Taking the form of a “fireside chat,” the seventh annual Emile Noël Lecture on March 29 was a free-ranging discussion between Giorgio Napolitano, the president of Italy, and University Professor Joseph Weiler, director of the Jean Monnet Center for International and Regional Economic Law & Justice.
“For many people, especially in this delicate moment, you represent the best of Italy,” said Weiler. Italy’s “delicate moment” includes the ongoing legal troubles of Prime Minister Silvio Berlusconi, conflict between government branches, and high national debt.
Napolitano described his youth in Naples and how, as an undergraduate during World War II, he belonged to an anti-fascist group. In autumn 1942, he said, “I reached the conclusion that my country, Italy, had to lose the war, that we had to hope and wish Italy would be defeated. It was not a simple conclusion to reach for a boy of a rather traditional family. But discussing with friends, I understand that that was the only way to get rid of fascism and to have a new beginning for my country.”

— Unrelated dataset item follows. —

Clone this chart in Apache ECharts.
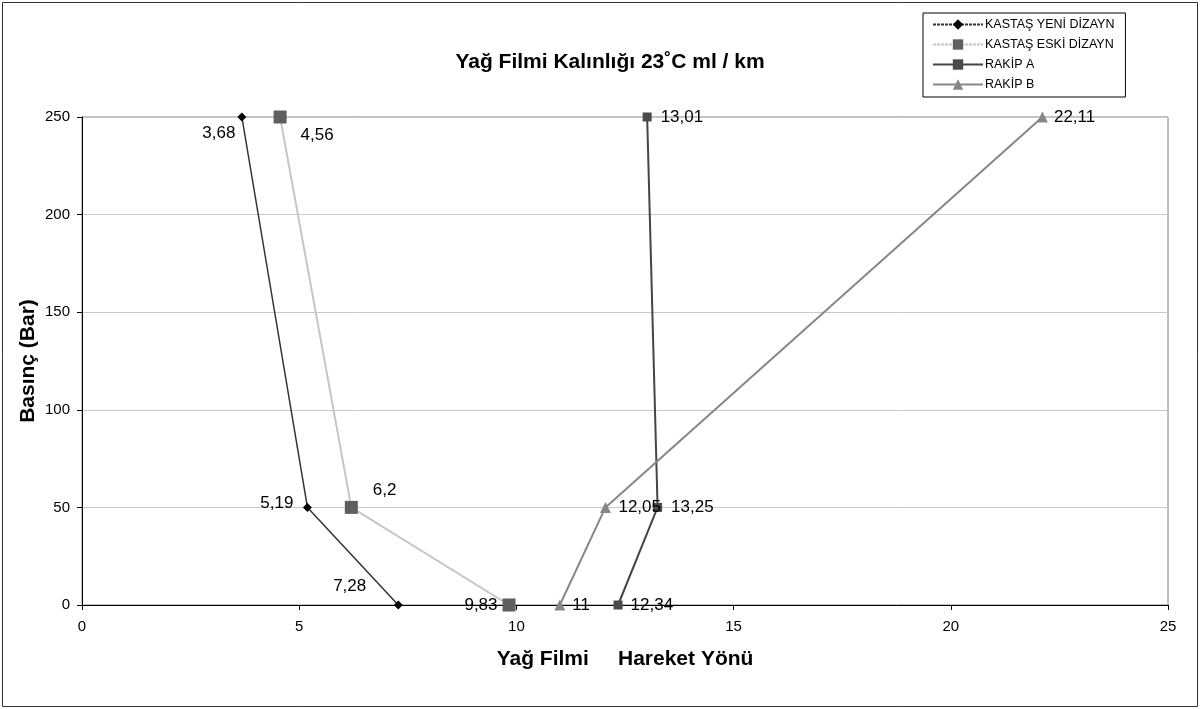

A member of the Italian Parliament from 1953 to 1996 (with the exception of one term), Napolitano has devoted his life’s work to his nation’s government. In 2005, he was made a senator for life. Still a popular figure at age 85, Napolitano, a frequent advocate for cooperation between left and right, said that Italy’s biggest current difficulty is extreme partisanship.

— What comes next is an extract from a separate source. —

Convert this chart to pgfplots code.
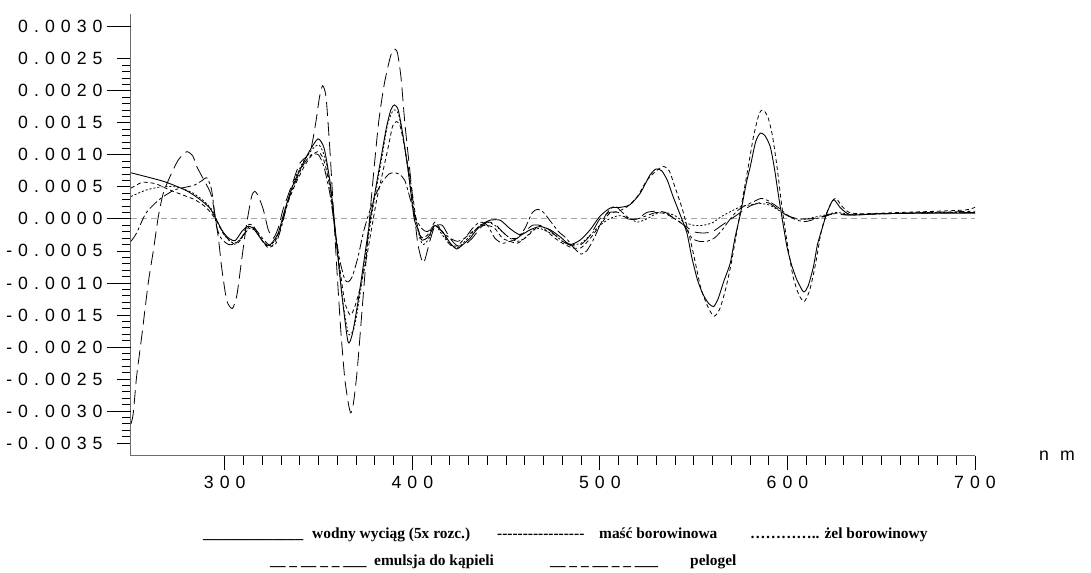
\documentclass[border=0pt]{standalone}
\usepackage{fontspec}
\usepackage{pgfplots}
\pgfplotsset{compat=1.18}
\setmainfont{Liberation Serif}
\newfontfamily\tickfont[LetterSpace=34]{Liberation Sans}
\newcommand\legtext[1]{{\fontsize{15.4bp}{17bp}\selectfont\bfseries #1}}
\newcommand\hy{-\kern0pt}

\begin{document}
\begin{tikzpicture}
\useasboundingbox (-131bp,-117.2bp) rectangle (960bp,455.8bp);
\begin{axis}[
  scale only axis,
  width=844bp, height=441.8bp,
  xmin=250, xmax=700, ymin=-0.0037, ymax=0.0032,
  scaled y ticks=false, scaled x ticks=false,
  axis x line=bottom, axis y line=left,
  axis line style={-, draw=gray!85!black, line width=1bp},
  tick style={black, line width=0.8bp},
  tick align=outside,
  major tick length=14bp, minor tick length=9bp,
  xtick={300,400,500,600,700},
  xticklabels={300,400,500,600,700},
  minor x tick num=9,
  ytick={-0.0035,-0.0025,-0.0015,-0.0005,0.0005,0.0015,0.0025},
  yticklabels={-0.0035,-0.0025,-0.0015,-0.0005,0.0005,0.0015,0.0025},
  minor y tick num=9,
  extra y ticks={-0.003,-0.002,-0.001,0,0.001,0.002,0.003},
  extra y tick labels={-0.0030,-0.0020,-0.0010,0.0000,0.0010,0.0020,0.0030},
  extra y tick style={major tick length=24bp, yticklabel style={xshift=10bp}},
  tick label style={font=\fontsize{17.7bp}{20bp}\tickfont},
  yticklabel style={xshift=-11bp},
  xticklabel style={yshift=-3bp},
  xlabel={n m},
  xlabel style={font=\fontsize{17.7bp}{20bp}\tickfont, at={(axis description cs:1,0)}, anchor=center, xshift=82bp},
  clip=false,
]
% zero line
\addplot[gray!70, line width=0.8bp, dash pattern=on 6bp off 4bp] coordinates {(250,0) (700,0)};

% wodny wyciag (solid)
\addplot[black, line width=0.9bp, smooth, tension=0.4] coordinates {
(250,0.00072) (258,0.00066) (268,0.00058) (279,0.00045) (286,0.00032) (292,0.00017) (296,-0.00004)
(299,-0.0002) (302,-0.0003) (305.5,-0.00034) (309,-0.0002) (312,-0.00012) (315,-0.00014) (319,-0.0003)
(322.5,-0.00042) (325,-0.00038) (328.5,-0.00022) (332,0.00014) (336,0.0005) (341,0.00082) (345,0.00105)
(349.7,0.00125) (353,0.0011) (356,0.0006) (358,0.0001) (360,-0.0005) (362.5,-0.0012) (365.7,-0.00192)
(368,-0.0018) (371,-0.0013) (374,-0.0007) (377,-0.0001) (380,0.0004) (383,0.0009) (386,0.0014)
(388.5,0.0017) (390.4,0.00178) (392.5,0.0017) (395,0.0013) (398,0.0007) (401,0.0) (403.2,-0.00017)
(405,-0.00033) (408.6,-0.00028) (412,-0.0001) (416.6,-0.00022) (420,-0.00037) (423.6,-0.00047)
(427,-0.0004) (430.8,-0.0003) (434,-0.00018) (438,-0.00007) (441.5,-0.00002) (446.8,-0.00002)
(452,-0.00015) (457.5,-0.00025) (462.8,-0.00017) (468,-0.00012) (473.5,-0.00017) (478.8,-0.00028)
(484,-0.0004) (489.5,-0.00033) (494.8,-0.00017) (500,0.00004) (505.5,0.00017) (510.8,0.00018)
(516,0.00022) (521.5,0.0004) (526.8,0.00069) (530,0.00078) (533,0.00075) (536,0.0006) (539,0.00035)
(543,0.00005) (546.4,-0.00022) (549,-0.0006) (552,-0.00095) (555,-0.00118) (558,-0.00132)
(560.6,-0.00137) (563,-0.00125) (566,-0.00098) (569.5,-0.00069) (572,-0.0003) (575,0.00009)
(578,0.00055) (580.2,0.00082) (583,0.0012) (585.5,0.00134) (588,0.0013) (590.8,0.00113) (593,0.0008)
(595.3,0.00035) (597.5,-0.00005) (599.7,-0.00043) (602,-0.0007) (605,-0.00095) (608.6,-0.00114)
(611,-0.00105) (613.9,-0.00074) (616,-0.0004) (618.3,-0.00017) (621,0.00009) (624.5,0.0003)
(628,0.00018) (631.6,0.00009) (635,0.00006) (650,0.00008) (670,0.00009) (700,0.00009)};

% masc borowinowa (short dashes)
\addplot[black, line width=0.8bp, smooth, tension=0.4, dash pattern=on 4bp off 3bp] coordinates {
(250,0.00048) (256,0.00057) (263,0.00055) (270,0.00046) (277,0.00038) (284,0.0003) (290,0.00018)
(295,0.0) (299,-0.00022) (303,-0.00035) (306,-0.0004) (309,-0.0003) (312,-0.0001) (315,-0.0001)
(319,-0.0003) (323,-0.00045) (326,-0.0004) (329,-0.0002) (333,0.0002) (337,0.0005) (342,0.0008)
(346,0.00098) (350,0.00105) (353,0.0009) (356,0.0005) (358,0.0) (361,-0.0007) (364,-0.0013)
(366.8,-0.0015) (369,-0.0014) (372,-0.0011) (375,-0.0007) (378,-0.0002) (381,0.0003) (384,0.0007)
(387,0.0011) (389.5,0.00145) (391.6,0.00152) (393.5,0.00145) (396,0.0011) (399,0.0006) (402,0.0)
(404,-0.00025) (406,-0.0003) (409,-0.00022) (412,-0.00005) (416,-0.0002) (420,-0.0004) (424,-0.00042)
(428,-0.0003) (432,-0.0002) (436,-0.00012) (440,-0.0001) (444,-0.00015) (448,-0.0003) (452,-0.00035)
(456,-0.00038) (460,-0.0003) (464,-0.0002) (468,-0.0001) (472,-0.0002) (476,-0.0003) (480,-0.00038)
(485,-0.00045) (490,-0.00045) (495,-0.0003) (500,-0.0001) (505,0.00008) (510,0.00012) (515,0.0002)
(520,0.00035) (525,0.0006) (530,0.00075) (534,0.00082) (537,0.00075) (540,0.0005) (544,0.00015)
(548,-0.0003) (551,-0.0007) (554,-0.0011) (558,-0.0014) (561,-0.00152) (564,-0.0014) (567,-0.0011)
(570,-0.0007) (573,-0.0002) (576,0.0003) (579,0.0008) (582,0.0013) (585,0.00165) (587,0.0017)
(589.5,0.0016) (592,0.0013) (594.5,0.0008) (597,0.0002) (600,-0.0004) (603,-0.0009) (606,-0.00118)
(609,-0.00129) (612,-0.0011) (615,-0.0007) (618,-0.0002) (621,0.0001) (624,0.00028) (626,0.00032)
(629,0.0002) (633,0.0001) (640,0.00008) (660,0.0001) (680,0.00012) (695,0.00014) (700,0.00018)};

% zel borowinowy (fine dots)
\addplot[black, line width=0.8bp, smooth, tension=0.4, dash pattern=on 2bp off 2bp] coordinates {
(250,0.00035) (258,0.00045) (266,0.0005) (274,0.0005) (282,0.00042) (288,0.0003) (293,0.00015)
(297,-0.0001) (301,-0.0003) (305,-0.00038) (309,-0.0003) (313,-0.00015) (317,-0.0002) (321,-0.00038)
(325,-0.0004) (329,-0.0002) (333,0.0002) (337,0.0006) (342,0.0009) (347,0.0011) (350.5,0.00115)
(354,0.0009) (357,0.0003) (360,-0.0005) (363,-0.0013) (366,-0.0018) (369,-0.0017) (372,-0.0012)
(375,-0.0006) (378,0.0) (381,0.0005) (384,0.001) (387,0.0015) (390,0.0017) (392.5,0.00165)
(395,0.0013) (398,0.0007) (401,0.0001) (404,-0.0003) (406,-0.0004) (409,-0.0003) (412,-0.0001)
(416,-0.00025) (420,-0.0004) (424,-0.00045) (428,-0.00035) (432,-0.00022) (436,-0.0001) (440,-0.00005)
(444,-0.0001) (448,-0.0002) (452,-0.0003) (456,-0.00035) (460,-0.0003) (464,-0.00018) (468,-0.00015)
(472,-0.0002) (476,-0.00025) (480,-0.00035) (485,-0.0004) (490,-0.00038) (495,-0.00025) (500,-0.0001)
(505,0.0) (510,0.00005) (515,0.00002) (520,-0.00005) (525,0.0) (530,0.00008) (535,0.0001) (540,0.00005)
(545,-0.00005) (550,-0.0001) (555,-0.0001) (560,-0.00006) (565,0.00004) (570,0.00012) (575,0.00019)
(580,0.00022) (585,0.00024) (590,0.00022) (595,0.00014) (600,0.00005) (605,0.0) (610,0.0) (615,0.00003)
(620,0.00006) (626,0.0001) (635,0.00007) (650,0.00008) (675,0.0001) (700,0.0001)};

% emulsja do kapieli (dash-dot)
\addplot[black, line width=0.8bp, smooth, tension=0.4, dash pattern=on 10bp off 3bp on 3bp off 3bp] coordinates {
(250,-0.00035) (253,-0.00022) (258,0.00009) (265,0.0003) (273,0.00045) (280,0.0005) (284,0.00053)
(288,0.0006) (290.5,0.00064) (293,0.00045) (295.5,-0.0001) (298,-0.0003) (302,-0.0004) (306,-0.00038)
(310,-0.00025) (313,-0.00012) (316,-0.00015) (320,-0.0003) (324,-0.00042) (327,-0.0004) (330,-0.00015)
(334,0.0003) (338,0.0006) (342,0.00085) (346,0.001) (350,0.001) (353,0.0008) (356,0.0004) (358,0.0)
(361,-0.0006) (364,-0.00095) (366,-0.00098) (368,-0.0009) (371,-0.0006) (374,-0.0002) (377,0.0001)
(380,0.00035) (384,0.00058) (387.5,0.0007) (390,0.00072) (393,0.0007) (396,0.0006) (399,0.0003)
(402,0.0) (405,-0.00015) (408,-0.0002) (412,-0.0001) (416,-0.0002) (420,-0.0003) (424,-0.00035)
(428,-0.0003) (432,-0.00015) (436,-0.00005) (440,-0.0001) (444,-0.0003) (448,-0.00038) (452,-0.00035)
(456,-0.0003) (460,-0.00015) (464,0.0001) (467,0.00015) (470,0.0001) (474,-0.00005) (478,-0.0002)
(482,-0.0003) (486,-0.00045) (490,-0.00055) (493,-0.0005) (497,-0.0003) (500,-0.0001) (504,0.0001)
(508,0.0002) (512,0.0001) (516,0.0) (520,0.0) (525,0.00005) (530,0.0001) (535,0.00008) (540,0.0)
(545,-0.0001) (549,-0.0003) (553,-0.00035) (557,-0.00035) (561,-0.0003) (565,-0.00018) (569,-0.00002)
(573,0.00012) (577,0.0002) (582,0.00027) (586,0.00032) (590,0.00028) (595,0.00018) (600,0.00006)
(605,-0.00002) (610,-0.00004) (615,0.0) (620,0.00004) (626,0.00009) (633,0.00006) (650,0.00008)
(675,0.0001) (700,0.00012)};

% pelogel (long dashes)
\addplot[black, line width=0.8bp, smooth, tension=0.4, dash pattern=on 14bp off 6bp] coordinates {
(250,-0.0032) (251.2,-0.00304) (253,-0.00246) (255.7,-0.00184) (259.2,-0.001) (262,-0.00048)
(264.6,0.00004) (267.2,0.0004) (270.8,0.00066) (275.2,0.00092) (279.7,0.00105) (283,0.00098)
(285,0.00082) (289,0.0006) (293,0.00035) (296.5,-0.00028) (298.3,-0.00075) (301,-0.00127)
(304,-0.0014) (306.4,-0.0012) (309,-0.00064) (311.7,-0.00007) (314.3,0.00035) (316,0.00043)
(318,0.00035) (320.6,0.00014) (323.2,-0.00017) (326,-0.0003) (329,-0.0001) (331,0.00014)
(336.6,0.0006) (340,0.00087) (345.5,0.00105) (348.5,0.0015) (350.5,0.0019) (352.2,0.00208)
(354,0.0019) (356,0.0011) (358,0.0001) (360,-0.0009) (362,-0.0018) (364,-0.0025) (366,-0.0029)
(367.2,-0.00303) (368.5,-0.0029) (370.5,-0.0024) (373,-0.0015) (376,-0.0004) (379,0.0006)
(382,0.0015) (385,0.0021) (388,0.0025) (389.9,0.00265) (392,0.0026) (394,0.0022) (396,0.0015)
(398.5,0.0008) (401,0.0001) (403,-0.0004) (405.9,-0.00069) (409.5,-0.00033) (412,-0.00012)
(416,-0.0001) (420,-0.0003) (424,-0.00042) (428,-0.0004) (432,-0.0003) (436,-0.00015) (440,-0.00005)
(444,-0.00008) (448,-0.0002) (452,-0.0003) (456,-0.0003) (460,-0.0002) (464,-0.0001) (468,-0.0001)
(472,-0.00015) (476,-0.00025) (480,-0.00035) (485,-0.00042) (490,-0.0004) (495,-0.00025) (500,0.0)
(505,0.0001) (510,0.0001) (515,0.0) (520,0.0) (525,0.0001) (530,0.00012) (535,0.0001) (540,0.0)
(545,-0.0001) (550,-0.0002) (555,-0.00022) (560,-0.0002) (565,-0.0001) (570,0.0) (575,0.0001)
(580,0.0002) (585,0.00025) (590,0.00025) (595,0.00015) (600,0.00005) (606,0.0) (612,0.0)
(618,0.00003) (624,0.00008) (632,0.00006) (650,0.00008) (700,0.0001)};
\end{axis}

% legend (text)
\node[anchor=base west, inner sep=0] at (72bp,-82.2bp) {\legtext{\_\_\_\_\_\_\_\_\_\_\_\_\_}};
\node[anchor=base west, inner sep=0] at (181bp,-82.2bp) {\legtext{wodny wyciąg (5x rozc.)}};
\node[anchor=base west, inner sep=0] at (366bp,-82.2bp) {\legtext{\hy\hy\hy\hy\hy\hy\hy\hy\hy\hy\hy\hy\hy\hy\hy\hy\hy}};
\node[anchor=base west, inner sep=0] at (468bp,-82.2bp) {\legtext{maść borowinowa}};
\node[anchor=base west, inner sep=0] at (619bp,-82.2bp) {\legtext{………….. żel borowinowy}};
\node[anchor=base west, inner sep=0] at (139bp,-109.2bp) {\legtext{\_\_ \_ \_\_ \_ \_ \_\_\_}};
\node[anchor=base west, inner sep=0] at (243bp,-109.2bp) {\legtext{emulsja do kąpieli}};
\node[anchor=base west, inner sep=0] at (419bp,-109.2bp) {\legtext{\_\_ \_ \_ \_\_ \_ \_ \_\_\_}};
\node[anchor=base west, inner sep=0] at (559bp,-109.2bp) {\legtext{pelogel}};
\end{tikzpicture}
\end{document}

“There is no dialogue,” he said. “Nobody listens to the other. There is a risk of division of the country, and there is a risk of serious weakening of our prestige in the world.... My first duty is to put the emphasis on what unites Italy, not on what divides Italy, and to recall all Italians, all political parties, all social forces to the necessity of a certain acceptable and effective degree of national cohesion and national unity.”

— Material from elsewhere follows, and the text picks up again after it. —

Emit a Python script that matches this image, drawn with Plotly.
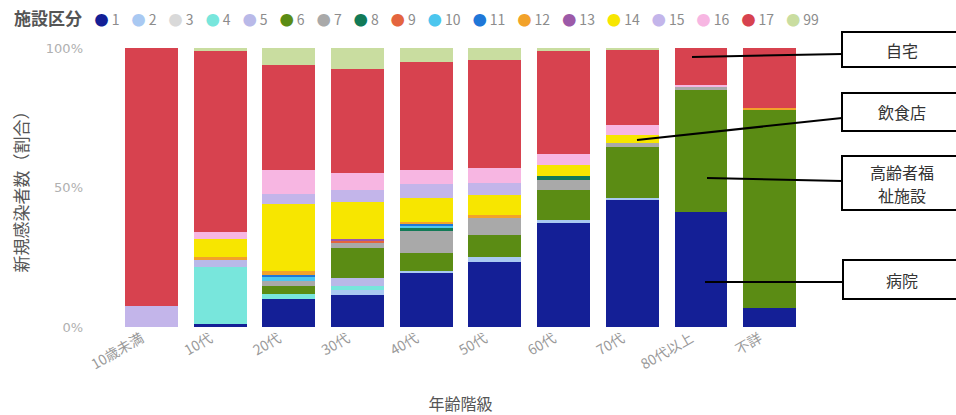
import plotly.graph_objects as go

# Age bands on the x axis
age_groups = ["10歳未満", "10代", "20代", "30代", "40代", "50代", "60代", "70代", "80代以上", "不詳"]

# Facility category codes and their colours
facility_codes = ["1", "2", "3", "4", "5", "6", "7", "8", "9", "10",
                  "11", "12", "13", "14", "15", "16", "17", "99"]
facility_colors = ["#141f96", "#a9c9f2", "#d9d9d9", "#78e6dc", "#b9b9e8", "#5b8c14",
                   "#a9a9a9", "#127a57", "#e4653e", "#4cc6ee", "#1f77d8", "#f2a22a",
                   "#9c5aa8", "#f7e600", "#c3b5ea", "#f7b6e2", "#d7424f", "#c9dda0"]

# Share of new cases (%) per facility category, one value per age band
share_01 = [0, 1.2, 9.8, 11.6, 19.4, 23.5, 37.3, 45.6, 41.1, 6.8]
share_02 = [0, 0, 0, 1.5, 0.6, 1.6, 1.2, 0.6, 0, 0]
share_03 = [0, 0, 0, 0, 0, 0, 0, 0, 0, 0]
share_04 = [0, 20.3, 1.8, 1.5, 0, 0, 0, 0, 0, 0]
share_05 = [0, 2.4, 0, 3.0, 0, 0, 0, 0, 0, 0]
share_06 = [0, 0, 3.0, 10.8, 6.6, 8.0, 10.8, 18.3, 44.0, 71.1]
share_07 = [0, 0, 1.8, 1.8, 7.8, 6.0, 3.6, 1.4, 0.8, 0]
share_08 = [0, 0, 0, 0, 1.2, 0, 1.2, 0, 0, 0]
share_09 = [0, 0, 0, 0.7, 0, 0, 0, 0, 0, 0]
share_10 = [0, 0, 1.5, 0, 0.8, 0, 0, 0, 0, 0]
share_11 = [0, 0, 0.8, 0, 0.6, 0, 0, 0, 0, 0]
share_12 = [0, 1.2, 1.2, 0, 0.8, 1.2, 0, 0, 0, 0.6]
share_13 = [0, 0, 0, 0.7, 0, 0, 0, 0, 0, 0]
share_14 = [0, 6.2, 23.9, 13.3, 8.5, 7.2, 4.2, 3.0, 0, 0]
share_15 = [7.5, 0, 3.6, 4.4, 5.0, 4.2, 0, 0, 0, 0]
share_16 = [0, 2.7, 8.4, 6.0, 5.1, 5.4, 3.6, 3.6, 1.0, 0]
share_17 = [92.5, 64.5, 37.6, 37.3, 38.7, 38.8, 37.0, 26.9, 13.1, 21.5]
share_99 = [0, 1.2, 6.0, 7.5, 5.1, 4.2, 1.2, 0.6, 0, 0]

shares = [share_01, share_02, share_03, share_04, share_05, share_06, share_07,
          share_08, share_09, share_10, share_11, share_12, share_13, share_14,
          share_15, share_16, share_17, share_99]

# Y tick positions and labels
y_tick_vals = [0, 50, 100]
y_tick_text = ["0%", "50%", "100%"]

FONT = "Noto Sans CJK JP"
W, H = 956, 415
ML, MR, MT, MB = 117, 152, 48, 88

fig = go.Figure()
for code, color, vals in zip(facility_codes, facility_colors, shares):
    fig.add_trace(go.Bar(x=age_groups, y=vals, name=code, marker_color=color,
                         marker_line_width=0, showlegend=False))


def px_x(px):
    return (px - ML) / (W - ML - MR)


def px_y(py):
    return (H - MB - py) / (H - MT - MB)


# Legend row drawn as one rich-text line
nb = "\u00a0"
legend_text = "<span style='font-size:17px;color:#555555'><b>施設区分</b></span>" + nb * 4
for code, color in zip(facility_codes, facility_colors):
    legend_text += (f"<span style='color:{color};font-size:14px'>●</span>{nb}"
                    f"<span style='color:#8c8c8c'>{code}</span>"
                    f"<span style='font-size:18px'>{nb * 3}</span>")

annotations = [
    dict(text=legend_text, xref="paper", yref="paper", x=px_x(12), y=px_y(17),
         xanchor="left", yanchor="middle", showarrow=False,
         font=dict(family=FONT, size=14, color="#8c8c8c")),
]

# Callout boxes on the right: (text lines, box top, box bottom, line start, line end)
callouts = [
    (["自宅"], 32, 67, (692, 57), (842, 54)),
    (["飲食店"], 93, 131, (637, 140), (842, 118)),
    (["高齢者福", "祉施設"], 156, 210, (707, 178), (842, 181)),
    (["病院"], 260, 299, (705, 282), (843, 282)),
]
shapes = []
for lines, top, bottom, p0, p1 in callouts:
    shapes.append(dict(type="rect", xref="paper", yref="paper",
                       x0=px_x(p1[0]), x1=px_x(W + 10), y0=px_y(bottom), y1=px_y(top),
                       line=dict(color="black", width=2), fillcolor="white", layer="above"))
    shapes.append(dict(type="line", xref="paper", yref="paper",
                       x0=px_x(p0[0]), y0=px_y(p0[1]), x1=px_x(p1[0]), y1=px_y(p1[1]),
                       line=dict(color="black", width=2), layer="above"))
    mid = (top + bottom) / 2
    step = 23
    first = mid - step * (len(lines) - 1) / 2
    for i, line_text in enumerate(lines):
        annotations.append(dict(text=line_text, xref="paper", yref="paper",
                                x=px_x(902), y=px_y(first + i * step),
                                xanchor="center", yanchor="middle", showarrow=False,
                                font=dict(family=FONT, size=16, color="#333333")))

fig.update_layout(
    width=W, height=H,
    margin=dict(l=ML, r=MR, t=MT, b=MB, autoexpand=False),
    barmode="stack", barnorm="percent", bargap=0.23,
    plot_bgcolor="white", paper_bgcolor="white",
    font=dict(family=FONT, color="#555555"),
    showlegend=False,
    shapes=shapes, annotations=annotations,
)
fig.update_xaxes(
    tickangle=-30, tickfont=dict(size=14, color="#9a9a9a"),
    ticklabelshift=-10, ticklabelstandoff=0,
    showgrid=False, zeroline=False, showline=False, automargin=False,
    title=dict(text="年齢階級", font=dict(size=16, color="#555555"), standoff=34),
)
fig.update_yaxes(
    range=[0, 100], tickmode="array", tickvals=y_tick_vals, ticktext=y_tick_text,
    tickfont=dict(size=13, color="#b0b0b0", family="DejaVu Sans"), ticklabelstandoff=33,
    showgrid=False, zeroline=False, showline=False, automargin=False,
    title=dict(text="新規感染者数（割合）", font=dict(size=17, color="#555555"), standoff=12),
)

fig.write_html("out.html")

In broader terms, Napolitano said, the most difficult period in his career had been the “Years of Lead” between the late 1960s and early 1980s, when Italy was plagued by domestic terrorism, reaching a terrible crescendo with the assassination of former Prime Minister Aldo Moro: “From one day to another you didn’t know who could be killed. Red Brigades were killing symbols blindly—a judge, a policeman, a politician—just to create emotion and destabilization.”
Napolitano reflected also on the political troubles of the European Union, which has seen decreasing voter turnout for its parliamentary elections and the failure at the polls of its original constitutional treaty. The president asserted that “European institutions have become a very comfortable scapegoat for national problems.... I think that national political leadership has the moral duty to tell the truth about what its responsibilities are and what the responsibilities of European institutions are.”
Following the dialogue, Dean Richard Revesz presented Napolitano with the Presidential Medal of New York University, awarded to “leaders of extraordinary accomplishment,” on behalf of President John Sexton. Calling Napolitano “a statesman whose outstanding contributions exemplify honor, ethics, and public service,” Revesz then read from the official citation, which characterized Napolitano as “an eloquent voice of reason, toleration, and democratic values.”